Room: Room 202
Purpose: X-ray detector performance, in terms of the ability to produce high signal-to-noise ratio (SNR) images for a given amount of radiation, is quantified by the detective quantum efficiency (DQE). Current clinical detectors have low DQE (<30%) at high-frequencies, which pertaining more to small image features. The purpose of my research is to develop a novel x-ray detector design, called Apodized-Aperture Pixel (AAP), that has high DQE at high-frequencies (2.5x greater than current detector designs) for better visualization of small structures, such as microcalcifications in mammography, which are crucial for early detection of cancer.
Methods: The AAP design uses a micro-element sensor (0.005-0.025mm) and an anti-aliasing filter to produce desired clinical images of current pixel size (0.05-0.20mm). Conventional and AAP designs were modeled using cascaded system analysis to characterize and compare signal and noise. The modulation transfer function (MTF), Wiener noise power spectrum (NPS) and DQE were used to evaluate system performance with proof-of-concept experiments on cesium-iodide (CsI) and selenium (Se) clinical mammography detectors.
Results: MTF of the AAP design is 1.5x greater near the image cut-off frequency than conventional design for both CsI and Se converter layers. DQE of the AAP design was 2x greater with CsI and 2.4x greater with Se converter layers at high frequencies.

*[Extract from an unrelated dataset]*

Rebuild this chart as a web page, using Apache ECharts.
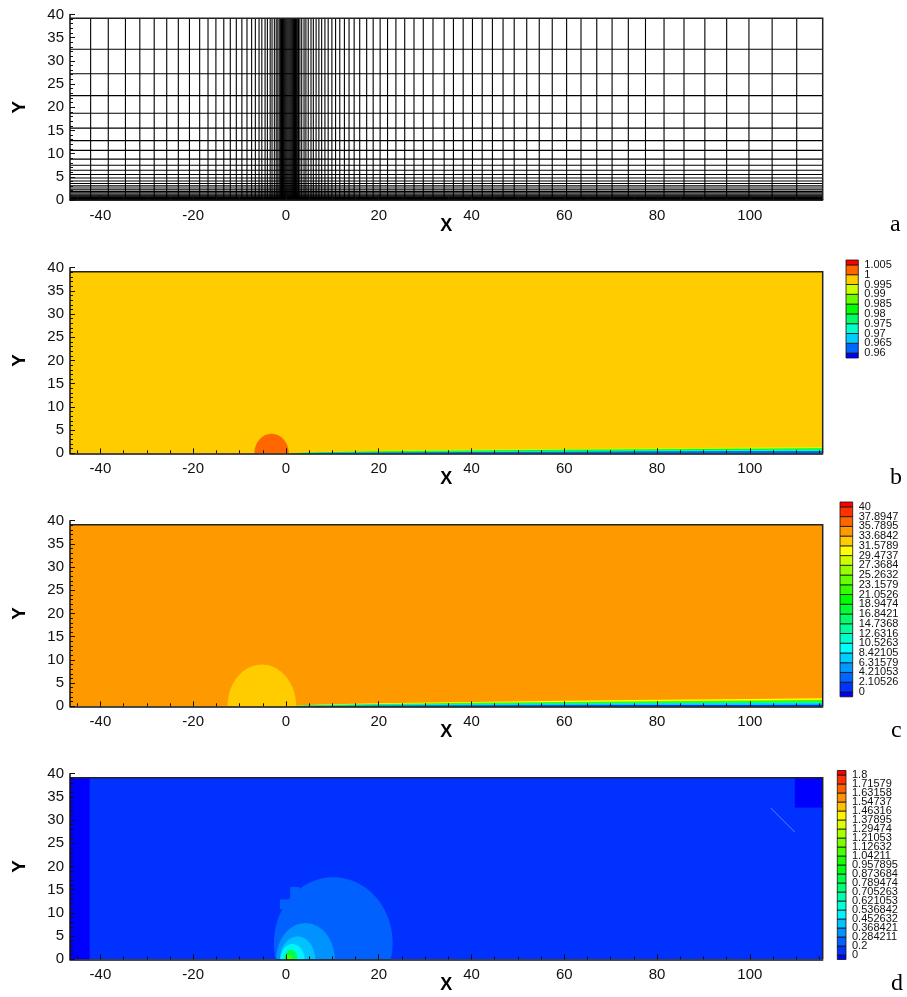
<!DOCTYPE html>
<html>
<head>
<meta charset="utf-8">
<title>Mesh and flow fields</title>
<script src="https://cdn.jsdelivr.net/npm/echarts/dist/echarts.min.js"></script>
<style>
  html, body { margin: 0; padding: 0; background: #fff; }
  #chart { width: 907px; height: 997px; }
</style>
</head>
<body>
<div id="chart"></div>
<script>
// ---- computational box ----
const X_MIN = -46.55, X_MAX = 115.7, Y_MAX = 39.15;
const X_LABELS = [-40, -20, 0, 20, 40, 60, 80, 100];
const X_TICKS = [-45, -40, -35, -30, -25, -20, -15, -10, -5, 0, 5, 10, 15, 20, 25, 30, 35, 40, 45, 50,
  55, 60, 65, 70, 75, 80, 85, 90, 95, 100, 105, 110, 115];

// ---- panel a: mesh line positions ----
const meshX = [-42.1, -38.3, -34.6, -31.5, -28.4, -25.7, -23.2, -20.8, -18.6, -16.8, -15.1, -13.4,
  -12.0, -10.7, -9.5, -8.4, -7.4, -6.6, -5.8, -5.2, -4.5, -4.0, -3.4, -3.0, -2.5, -2.1, -1.75,
  -1.45, -1.2, -0.95, -0.75, -0.55, -0.35, -0.15, 0.05, 0.25, 0.45, 0.65, 0.85, 1.05, 1.25, 1.45,
  1.65, 1.85, 2.05, 2.25, 2.45, 2.7, 3.0, 3.4, 3.9, 4.3, 4.8, 5.4, 5.9, 6.5, 7.1, 7.7, 8.4, 9.1,
  9.9, 10.7, 11.6, 12.6, 13.6, 14.7, 15.9, 17.4, 18.8, 20.3, 21.9, 23.7, 25.6, 27.6, 29.6, 31.7,
  34.1, 36.1, 38.2, 40.2, 42.3, 44.5, 46.8, 49.2, 51.9, 54.6, 57.4, 60.5, 63.6, 67.0, 70.3, 73.8,
  77.5, 81.5, 85.8, 90.3, 95.0, 99.8, 104.8, 110.1];
const meshY = [0.03, 0.07, 0.13, 0.2, 0.29, 0.4, 0.53, 0.68, 0.85, 1.05, 1.28, 1.55, 1.85, 2.2,
  2.6, 3.05, 3.55, 4.1, 4.75, 5.5, 6.4, 7.5, 8.8, 10.7, 12.8, 15.5, 18.7, 22.5, 27.2, 32.5];

// ---- panel b: density ----
const rhoLevels = ['0.96', '0.965', '0.97', '0.975', '0.98', '0.985', '0.99', '0.995', '1', '1.005'];
const rhoFree = 0.997;
const rhoBlocks = [];
const rhoDomes = [[-3.1, 0, 3.7, 4.2, 1.002]];               // cx, cy, rx, ry, value
const wallX = [0, 5, 10, 20, 40, 60, 80, 100, 115.7];
const rhoWall = [                                               // value, band top at wallX
  [0.992, [0, 0.25, 0.4, 0.55, 0.8, 0.95, 1.1, 1.25, 1.35]],
  [0.982, [0, 0.15, 0.3, 0.42, 0.62, 0.75, 0.88, 1.0, 1.08]],
  [0.972, [0, 0.1, 0.2, 0.3, 0.45, 0.55, 0.65, 0.75, 0.8]],
  [0.962, [0, 0.05, 0.12, 0.18, 0.28, 0.35, 0.42, 0.48, 0.52]]
];

// ---- panel c: velocity ----
const velLevels = ['0', '2.10526', '4.21053', '6.31579', '8.42105', '10.5263', '12.6316', '14.7368',
  '16.8421', '18.9474', '21.0526', '23.1579', '25.2632', '27.3684', '29.4737', '31.5789', '33.6842',
  '35.7895', '37.8947', '40'];
const velFree = 34.7;
const velBlocks = [];
const velDomes = [[-5.2, 0, 7.4, 9.0, 32.6]];
const velWall = [
  [30, [0, 0.3, 0.45, 0.65, 0.95, 1.2, 1.4, 1.6, 1.75]],
  [22, [0, 0.22, 0.35, 0.5, 0.75, 0.95, 1.1, 1.25, 1.35]],
  [14, [0, 0.15, 0.25, 0.37, 0.55, 0.7, 0.82, 0.93, 1.0]],
  [7, [0, 0.1, 0.16, 0.24, 0.36, 0.46, 0.54, 0.62, 0.67]],
  [2, [0, 0.05, 0.08, 0.12, 0.18, 0.23, 0.27, 0.3, 0.33]]
];

// ---- panel d: magnitude ----
const magLevels = ['0', '0.2', '0.284211', '0.368421', '0.452632', '0.536842', '0.621053', '0.705263',
  '0.789474', '0.873684', '0.957895', '1.04211', '1.12632', '1.21053', '1.29474', '1.37895', '1.46316',
  '1.54737', '1.63158', '1.71579', '1.8'];
const magFree = 0.1;
const magBlocks = [                                             // x0, x1, y0, y1, value
  [X_MIN, -42.3, 0, Y_MAX, -0.01],
  [109.7, X_MAX, 32.7, Y_MAX, -0.01],
  [0.9, 2.9, 12.9, 15.6, 0.25],
  [-1.3, 0.9, 10.8, 12.9, 0.25]
];
const magWall = [];
const magDomes = [
  [10.2, 3.5, 12.8, 14.2, 0.25],
  [4.2, 0, 6.3, 7.8, 0.33],
  [2.5, 0, 3.8, 4.9, 0.42],
  [1.4, 0, 2.6, 3.3, 0.5],
  [1.1, 0, 1.4, 2.1, 0.8],
  [0.7, 0, 0.7, 1.0, 1.1]
];
const magStreak = [[104.5, 32.6], [109.7, 27.4]];

// ---- styling ----
const SANS = '"Liberation Sans", Arial, sans-serif';
const SERIF = '"Liberation Serif", "DejaVu Serif", serif';
const RAMP = [[0, 0, 255], [0, 255, 255], [0, 255, 0], [255, 255, 0], [255, 0, 0]];
function rainbow(t) {
  t = Math.min(1, Math.max(0, t));
  const s = t * 4, i = Math.min(3, Math.floor(s)), f = s - i;
  const a = RAMP[i], b = RAMP[i + 1];
  return 'rgb(' + a.map((c, j) => Math.round(c + (b[j] - c) * f)).join(',') + ')';
}
function bandColor(levels, v) {
  let k = 0;
  levels.forEach(l => { if (v >= l) k++; });
  return rainbow(k / levels.length);
}
const num = arr => arr.map(parseFloat);

const PANEL_TOP = [14.4, 267.7, 520.7, 773.7];
const PANEL_H = 185.6, PANEL_LEFT = 70, PANEL_W = 752.7;

const grid = PANEL_TOP.map(t => ({
  left: PANEL_LEFT, top: t, width: PANEL_W, height: PANEL_H, outerBoundsMode: 'none'
}));
// colour-bar grids for panels b, c, d
const bars = [
  { levels: rhoLevels, left: 846, width: 12.3, top: 260, height: 98 },
  { levels: velLevels, left: 840, width: 12.7, top: 502, height: 194.8 },
  { levels: magLevels, left: 837.3, width: 8.7, top: 770.5, height: 189 }
];
bars.forEach(b => grid.push({
  left: b.left, top: b.top, width: b.width, height: b.height, outerBoundsMode: 'none'
}));

const xAxis = [], yAxis = [];
const axisLineStyle = { color: '#111', width: 1.5 };
for (let p = 0; p < 4; p++) {
  xAxis.push({
    gridIndex: p, type: 'value', min: X_MIN, max: X_MAX, position: 'bottom', z: 10,
    name: 'X', nameLocation: 'middle', nameGap: 17, nameMoveOverlap: false,
    nameTextStyle: { fontFamily: SANS, fontSize: 18, fontWeight: 'bold', color: '#000' },
    axisLine: { show: true, onZero: false, lineStyle: axisLineStyle },
    axisTick: { show: true, inside: true, length: 5, customValues: X_LABELS, lineStyle: { color: '#111' } },
    axisLabel: { show: true, customValues: X_LABELS, fontFamily: SANS, fontSize: 15, color: '#111', margin: 8 },
    splitLine: { show: false }
  });
  xAxis.push({
    gridIndex: p, type: 'value', min: X_MIN, max: X_MAX, position: 'bottom', z: 10,
    axisLine: { show: false },
    axisTick: { show: true, inside: true, length: 3, customValues: X_TICKS, lineStyle: { color: '#111' } },
    axisLabel: { show: false },
    splitLine: { show: false }
  });
  yAxis.push({
    gridIndex: p, type: 'value', min: 0, max: 40, interval: 5, z: 10,
    name: 'Y', nameLocation: 'middle', nameGap: 41, nameRotate: 90, nameMoveOverlap: false,
    nameTextStyle: { fontFamily: SANS, fontSize: 19, fontWeight: 'bold', color: '#000' },
    axisLine: { show: true, onZero: false, lineStyle: axisLineStyle },
    axisTick: { show: true, inside: true, length: 5, lineStyle: { color: '#111' } },
    minorTick: { show: true, splitNumber: 5, length: 3, lineStyle: { color: '#111' } },
    axisLabel: { fontFamily: SANS, fontSize: 15, color: '#111', margin: 6 },
    splitLine: { show: false }
  });
}
bars.forEach((b, i) => {
  xAxis.push({ gridIndex: 4 + i, type: 'value', min: 0, max: 1, show: false });
  yAxis.push({ gridIndex: 4 + i, type: 'value', min: -0.5, max: b.levels.length - 0.5, show: false });
});

function buildRegions(free, blocks, wall, domes) {
  const out = [{ kind: 'rect', x0: X_MIN, x1: X_MAX, y0: 0, y1: Y_MAX, v: free }];
  blocks.forEach(b => out.push({ kind: 'rect', x0: b[0], x1: b[1], y0: b[2], y1: b[3], v: b[4] }));
  wall.forEach(w => out.push({ kind: 'wall', v: w[0], h: w[1] }));
  domes.forEach(d => out.push({ kind: 'dome', cx: d[0], cy: d[1], rx: d[2], ry: d[3], v: d[4] }));
  return out;
}

function fieldSeries(p, regions, levels) {
  return {
    type: 'custom', xAxisIndex: 2 * p, yAxisIndex: p, z: 1, silent: true,
    data: regions.map((r, i) => [i, 0]),
    renderItem(params, api) {
      const r = regions[params.dataIndex];
      let pts;
      if (r.kind === 'rect') {
        pts = [[r.x0, r.y0], [r.x1, r.y0], [r.x1, r.y1], [r.x0, r.y1]];
      } else if (r.kind === 'wall') {
        pts = wallX.map((x, j) => [x, r.h[j]]);
        pts.push([X_MAX, 0], [wallX[0], 0]);
      } else {
        pts = [];
        for (let a = 0; a <= 96; a++) {
          const th = Math.PI * 2 * a / 96;
          pts.push([r.cx + r.rx * Math.cos(th), Math.max(0, r.cy + r.ry * Math.sin(th))]);
        }
      }
      return {
        type: 'polygon',
        shape: { points: pts.map(q => api.coord(q)) },
        style: { fill: bandColor(levels, r.v), stroke: null }
      };
    }
  };
}

function frameSeries(p) {
  return {
    type: 'custom', xAxisIndex: 2 * p, yAxisIndex: p, z: 5, silent: true,
    data: [[X_MAX, Y_MAX]],
    renderItem(params, api) {
      const pts = [[X_MIN, Y_MAX], [X_MAX, Y_MAX], [X_MAX, 0]].map(q => api.coord(q));
      return { type: 'polyline', shape: { points: pts }, style: { stroke: '#222', lineWidth: 1.5, fill: null } };
    }
  };
}

function barSeries(i) {
  const b = bars[i], n = b.levels.length;
  const bands = [];
  for (let k = 0; k <= n; k++) bands.push([k, 0]);
  return [{
    type: 'custom', xAxisIndex: 8 + i, yAxisIndex: 4 + i, z: 3, silent: true,
    data: bands,
    renderItem(params, api) {
      const k = params.dataIndex;
      const y0 = k === 0 ? -0.5 : k - 1;
      const y1 = k === n ? n - 0.5 : k;
      const a = api.coord([0, y1]), c = api.coord([1, y0]);
      return {
        type: 'rect',
        shape: { x: a[0], y: a[1], width: c[0] - a[0], height: c[1] - a[1] },
        style: { fill: rainbow(k / n), stroke: '#111', lineWidth: 0.8 }
      };
    }
  }, {
    type: 'custom', xAxisIndex: 8 + i, yAxisIndex: 4 + i, z: 3, silent: true,
    data: b.levels.map((l, j) => [1, j]),
    renderItem(params, api) {
      const pt = api.coord([1, params.dataIndex]);
      return {
        type: 'text',
        style: {
          text: b.levels[params.dataIndex], x: pt[0] + 6, y: pt[1],
          textAlign: 'left', textVerticalAlign: 'middle',
          font: '11px ' + SANS, fill: '#111'
        }
      };
    }
  }];
}

const series = [];
// panel a mesh
series.push({
  type: 'custom', xAxisIndex: 0, yAxisIndex: 0, z: 2, silent: true,
  data: meshX.map(x => [x, 0]),
  renderItem(params, api) {
    const x = api.value(0);
    const a = api.coord([x, 0]), b = api.coord([x, Y_MAX]);
    return { type: 'line', shape: { x1: a[0], y1: a[1], x2: b[0], y2: b[1] }, style: { stroke: '#000', lineWidth: 1.1 } };
  }
});
series.push({
  type: 'custom', xAxisIndex: 0, yAxisIndex: 0, z: 2, silent: true,
  data: meshY.map(y => [X_MIN, y]),
  renderItem(params, api) {
    const y = api.value(1);
    const a = api.coord([X_MIN, y]), b = api.coord([X_MAX, y]);
    return { type: 'line', shape: { x1: a[0], y1: a[1], x2: b[0], y2: b[1] }, style: { stroke: '#000', lineWidth: 1.1 } };
  }
});
// panels b, c, d fields
series.push(fieldSeries(1, buildRegions(rhoFree, rhoBlocks, rhoWall, rhoDomes), num(rhoLevels)));
series.push(fieldSeries(2, buildRegions(velFree, velBlocks, velWall, velDomes), num(velLevels)));
series.push(fieldSeries(3, buildRegions(magFree, magBlocks, magWall, magDomes), num(magLevels)));
series.push({
  type: 'custom', xAxisIndex: 6, yAxisIndex: 3, z: 2, silent: true,
  data: [magStreak[0]],
  renderItem(params, api) {
    const a = api.coord(magStreak[0]), b = api.coord(magStreak[1]);
    return { type: 'line', shape: { x1: a[0], y1: a[1], x2: b[0], y2: b[1] }, style: { stroke: '#4f86ff', lineWidth: 1 } };
  }
});
for (let p = 0; p < 4; p++) series.push(frameSeries(p));
for (let i = 0; i < 3; i++) series.push(...barSeries(i));

const letterStyle = { fontFamily: SERIF, fontSize: 24, fontWeight: 'normal', color: '#000' };
const title = [
  { text: 'a', left: 890, top: 213, padding: 0, textStyle: letterStyle },
  { text: 'b', left: 890, top: 466, padding: 0, textStyle: letterStyle },
  { text: 'c', left: 891, top: 719, padding: 0, textStyle: letterStyle },
  { text: 'd', left: 891, top: 972, padding: 0, textStyle: letterStyle }
];

const chart = echarts.init(document.getElementById('chart'), null, { renderer: 'canvas' });
chart.setOption({ animation: false, backgroundColor: '#fff', title, grid, xAxis, yAxis, series });
</script>
</body>
</html>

Conclusion: The AAP design achieves greater MTF and DQE at high-frequencies (near the image cut-off frequency) than conventional design. Higher MTF with the AAP design is due to use of micro-element sensor and percent improvement is independent of x-ray converter material type. Greater DQE with the AAP design is due to reduction of noise aliasing which depends on the x-ray interactions in the converter material. The AAP design can be used to acquire high SNR images for better visualization of fine detail that could improve cancer detection.